これらと似たような事件事故が、最近は多くなってきました。とても気になっています。人間本来の「らしさ」が育っていかない、育ち切れていないままに、大きくなっているのではないかと。勿体ない話です。育つ素地は身近にあるのに・・。

復活節第5主日:新しい掟⇒わたしが愛したように互いに愛し合いなさい
復活節第5主日(C年)の福音=ヨハネ13.31~33a、34~35 ユダが〔晩さんの広間から〕出て行くと、イエスは言われた。「今や、人の子は栄光を受けた。神も人の子によって栄光をお受けになった。

今日の福音は、イエスと弟子たちとの交わりの実りが「新しいおきて」となって、改めて弟子たちに伝授されたお話です。「あなたがたに新しい掟を与える。あなたがたも互いに愛し合いなさい。互いに愛し合うならば、それによってあなたがたがわたしの弟子であることを、皆が知るようになる。」

「新しい」ということが何か気になります。なぜならば、兄弟愛、隣人愛は今までも言われ、勧められてきたものです。何も新しいおきてではないでしょう。それなのに、「新しい」とは。

「神は、独り子を世にお遣わしになりました。その方によって、わたしたちが生きるようになるためです。ここに、神の愛がわたしたちの内に示されました。 わたしたちが神を愛したのではなく、神がわたしたちを愛して、わたしたちの罪を償ういけにえとして、御子をお遣わしになりました。ここに愛があります。 愛する者たち、神がこのようにわたしたちを愛されたのですから、わたしたちも互いに愛し合うべきです。 いまだかつて神を見た者はいません。わたしたちが互いに愛し合うならば、神はわたしたちの内にとどまってくださり、神の愛がわたしたちの内で全うされているのです。」(ヨハネの手紙Ⅰの4章9~12節)

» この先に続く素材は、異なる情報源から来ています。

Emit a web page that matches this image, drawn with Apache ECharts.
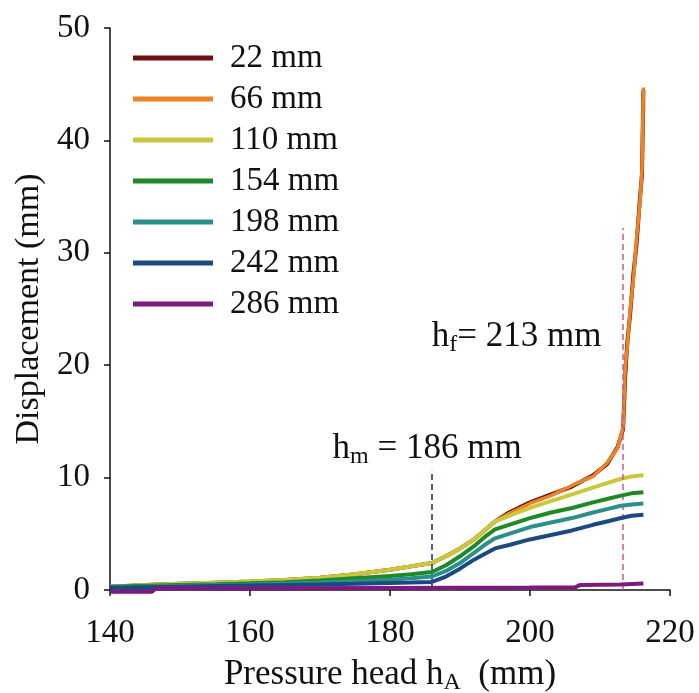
<!DOCTYPE html>
<html>
<head>
<meta charset="utf-8">
<script src="https://cdn.jsdelivr.net/npm/echarts@6/dist/echarts.min.js"></script>
<style>
  html, body { margin: 0; padding: 0; background: #fff; }
  #chart { width: 699px; height: 693px; }
</style>
</head>
<body>
<div id="chart"></div>
<script>
// pressure head (mm) for the two failing sections
const headFail = [140, 145, 150, 155, 160, 165, 170, 175, 180, 183, 186, 188, 190, 192, 193.5, 195, 197, 200, 203, 206, 209, 211, 212.5, 213.3, 213.6, 213.9, 214.3, 214.8, 215.2, 215.7, 216.0, 216.2];
const disp22 = [0.3, 0.45, 0.55, 0.65, 0.75, 0.9, 1.1, 1.4, 1.8, 2.1, 2.4, 3.0, 3.7, 4.5, 5.3, 6.1, 6.9, 7.8, 8.5, 9.2, 10.2, 11.2, 12.7, 14.3, 19.0, 22.0, 24.5, 28.3, 30.6, 34.8, 37.0, 44.5];
const disp66 = [0.3, 0.45, 0.55, 0.65, 0.75, 0.9, 1.1, 1.4, 1.8, 2.1, 2.4, 3.0, 3.7, 4.5, 5.3, 6.1, 6.8, 7.7, 8.4, 9.3, 10.1, 11.3, 12.6, 14.5, 19.8, 21.6, 24.9, 27.8, 31.1, 34.4, 37.4, 44.7];

// pressure head (mm) for the stable sections
const headStable = [140, 145, 150, 155, 160, 165, 170, 175, 180, 183, 186, 188, 190, 192, 193.5, 195, 197, 200, 203, 206, 209, 211, 213, 214.5, 216.2];
const disp110 = [0.3, 0.45, 0.55, 0.65, 0.75, 0.9, 1.1, 1.4, 1.8, 2.1, 2.4, 3.0, 3.7, 4.5, 5.3, 6.1, 6.6, 7.3, 7.9, 8.5, 9.1, 9.5, 9.9, 10.1, 10.2];
const disp154 = [0.28, 0.38, 0.45, 0.52, 0.6, 0.7, 0.85, 1.05, 1.25, 1.4, 1.6, 2.2, 3.0, 3.9, 4.7, 5.4, 5.8, 6.4, 6.9, 7.3, 7.8, 8.1, 8.4, 8.6, 8.7];
const disp198 = [0.25, 0.32, 0.38, 0.44, 0.5, 0.57, 0.66, 0.78, 0.92, 1.05, 1.2, 1.7, 2.4, 3.3, 4.0, 4.6, 5.0, 5.6, 6.0, 6.4, 6.9, 7.2, 7.5, 7.6, 7.7];
const disp242 = [0.2, 0.25, 0.3, 0.35, 0.4, 0.45, 0.5, 0.55, 0.62, 0.66, 0.72, 1.2, 1.9, 2.7, 3.2, 3.7, 4.0, 4.5, 4.9, 5.3, 5.8, 6.1, 6.4, 6.6, 6.7];

// deepest section
const headBase = [140, 146, 146.6, 160, 180, 200, 206.5, 207.2, 213, 216.2];
const disp286 = [-0.15, -0.15, 0.15, 0.15, 0.18, 0.22, 0.25, 0.45, 0.48, 0.58];

const seriesNames = ['22 mm', '66 mm', '110 mm', '154 mm', '198 mm', '242 mm', '286 mm'];
const seriesColors = ['#6e1010', '#ec8424', '#c9c83c', '#1f8a25', '#2b8f8c', '#1b4a82', '#7b1a80'];

const hm = 186, hmTop = 10.7;
const hf = 213.3, hfTop = 32.2;

const font = "'Liberation Serif', 'Times New Roman', serif";

function pairs(xs, ys) {
  return xs.map((x, i) => [x, ys[i]]);
}

const chart = echarts.init(document.getElementById('chart'));

const lineData = [
  pairs(headFail, disp22),
  pairs(headFail, disp66),
  pairs(headStable, disp110),
  pairs(headStable, disp154),
  pairs(headStable, disp198),
  pairs(headStable, disp242),
  pairs(headBase, disp286)
];

const series = lineData.map((d, i) => ({
  name: seriesNames[i],
  type: 'line',
  data: d,
  showSymbol: false,
  clip: false,
  color: seriesColors[i],
  lineStyle: { width: i === 1 ? 3.5 : 4, color: seriesColors[i] },
  z: 2 + i
}));

// dashed markers and their labels
series[0].markLine = {
  silent: true,
  symbol: 'none',
  label: { show: false },
  data: [
    [{ coord: [hm, 0], lineStyle: { color: '#1c2466', type: [6, 4], width: 1.5 } }, { coord: [hm, hmTop] }],
    [{ coord: [hf, 0], lineStyle: { color: '#c85a88', type: [6, 4], width: 1.5 } }, { coord: [hf, hfTop] }]
  ]
};

const rich = {
  h: { fontFamily: font, fontSize: 35, color: '#111', lineHeight: 38 },
  s: { fontFamily: font, fontSize: 24, color: '#111', lineHeight: 38, padding: [16, 0, 0, 0] }
};

series[0].markPoint = {
  silent: true,
  symbol: 'circle',
  symbolSize: 1,
  itemStyle: { color: 'rgba(0,0,0,0)' },
  label: { show: true, position: 'inside', rich: rich },
  data: [
    { coord: [185.3, 12.6], label: { formatter: '{h|h}{s|m}{h| = 186 mm}' } },
    { coord: [198.1, 22.5], label: { formatter: '{h|h}{s|f}{h|= 213 mm}' } }
  ]
};

const option = {
  backgroundColor: '#fff',
  animation: false,
  grid: { left: 110, right: 29, top: 28, bottom: 103, outerBoundsMode: 'none' },
  legend: {
    orient: 'vertical',
    left: 133,
    top: 41,
    padding: 0,
    icon: 'rect',
    itemWidth: 80,
    itemHeight: 5,
    itemGap: 7,
    data: seriesNames,
    textStyle: { fontFamily: font, fontSize: 33, color: '#111', lineHeight: 34, padding: [0, 0, 0, 12] }
  },
  xAxis: {
    type: 'value',
    min: 140,
    max: 220,
    interval: 20,
    name: '{t|Pressure head h}{s|A}{t|  (mm)}',
    nameLocation: 'middle',
    nameGap: 66,
    nameTextStyle: {
      rich: {
        t: { fontFamily: font, fontSize: 35, color: '#111', lineHeight: 38 },
        s: { fontFamily: font, fontSize: 24, color: '#111', lineHeight: 38, padding: [16, 0, 0, 0] }
      }
    },
    axisLine: { lineStyle: { color: '#111', width: 1.5 } },
    axisTick: { show: true, inside: false, length: 6, lineStyle: { color: '#111', width: 1.5 } },
    axisLabel: { fontFamily: font, fontSize: 33, color: '#111', margin: 27 },
    splitLine: { show: false }
  },
  yAxis: {
    type: 'value',
    min: 0,
    max: 50,
    interval: 10,
    name: 'Displacement (mm)',
    nameLocation: 'middle',
    nameGap: 58,
    nameTextStyle: { fontFamily: font, fontSize: 34, color: '#111' },
    axisLine: { show: true, lineStyle: { color: '#111', width: 1.5 } },
    axisTick: { show: true, inside: false, length: 6, lineStyle: { color: '#111', width: 1.5 } },
    axisLabel: { fontFamily: font, fontSize: 33, color: '#111', margin: 20 },
    splitLine: { show: false }
  },
  series: series
};

chart.setOption(option);
</script>
</body>
</html>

わたしたちの愛の根拠は「神が先にわたしたちを愛された」ことにあります。その現れが「御子の派遣」です。つまり我が子をわたしたちのためにお与えくださったのです。わたしたち人間の愛は、なんといっても純粋なものというより、不純なものが入り混じっています。どうしてもエゴの世界から脱却できないでいるのです。

それにくらべ、到底わたしたち人間の愛と比べられるのものではありませんが、イエスの愛は、まったくもって純な心でわたしたちを愛してくださいます。すなわち、自分を無にして、まったく相手に自分を捧げつくすのです。イエスの十字架はまさにそうでした。そのような隣人への愛し方、ここに「新しさ」、これまでの旧約の教えとの違いがあります。

あくまでも、わたしたちは人に向かいます。神に向かいます。現代人が忘れかけている大事なことが置き去りにされないようにしましょう。今の時代に必要なことは、人間の持つ温かさに触れること、体感すること、さらには、人に助けられた体験を是非・・。振り返れば、こうした体験は、過去において実はしていることが多いです。いかがでしょうか。